<rant>

The web has been around now for over two decades. Whether it was a practice used during the internet’s early “wild-west” period, or something not well thought out, it is time for these practices stop.  Here is my list of practices to avoid and even openly condemn.

Re-type your email address

Re-entering an email address was a very simple way of validating an email address entered by a user, way back when even an email address was new to the user like the internet itself. Email addresses are common place now, so having a user re-enter them isn’t necessary. We still have our users enter and re-enter passwords, but think about why: we don’t display the passwords to the user when we do this.
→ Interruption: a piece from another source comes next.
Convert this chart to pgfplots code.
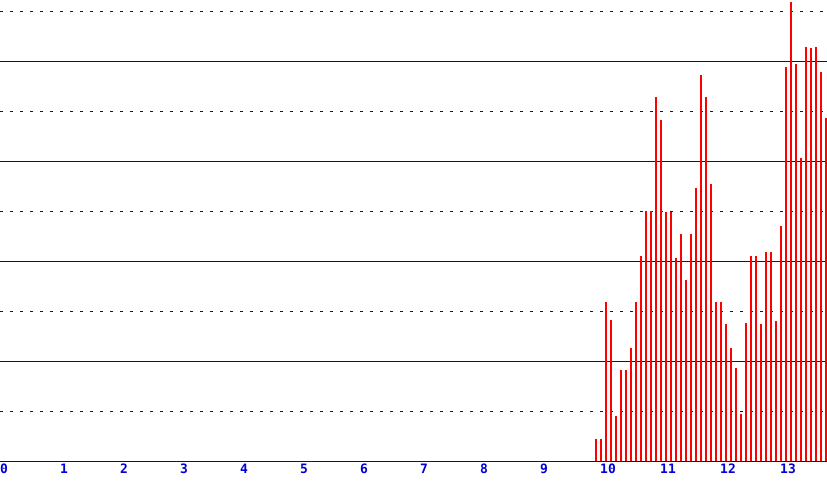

And the modern practice with passwords is to add a check box next to the password, to optionally display it. And the sites which are well-designed have dropped the second password entry text box when the check box to expose the password is selected.  So how can we justify repetition for an email address which is fully displayed?

Disabling copy/paste when asking for an email address or password

This one is so asinine it’s hard to fathom (are you listening United Healthcare).  A person goes to a place where the accurate email address is written down, copies it, then is denied pasting a known correct address into the text, and requires an error-prone manual keyboard entry instead.  For those of you doing this, lay off the drugs.  For those of you being told to do this by a product manager, hide their drugs.

Fighting password saving mechanisms built into a browser

Modern browsers like Firefox and Chrome have become very good at detecting login pages and allowing the user to save their login information for future auto-population when they next visit the site.  Still, it is common to see web applications using Flash, Silverlight or other HTML 5 code to circumvent this.  Why?  It has to be some level of paranoid control-freak in the product manager who thinks this way.  Anyone with any level of internet savvy wants to save credentials.  And the larger players in the browser market like Google have more resources and more motivation to secure the information than any localized IT department.  A product manager may feel like their job is secure telling their manager how they protect their product by blocking saved passwords, but the world is really getting fed up with simple auto updates erasing saved credentials in mobile devices.  That should be your cue.  Even worse, the app is forcing people to do more work, when the goal of technology is to save them work and leverage their time.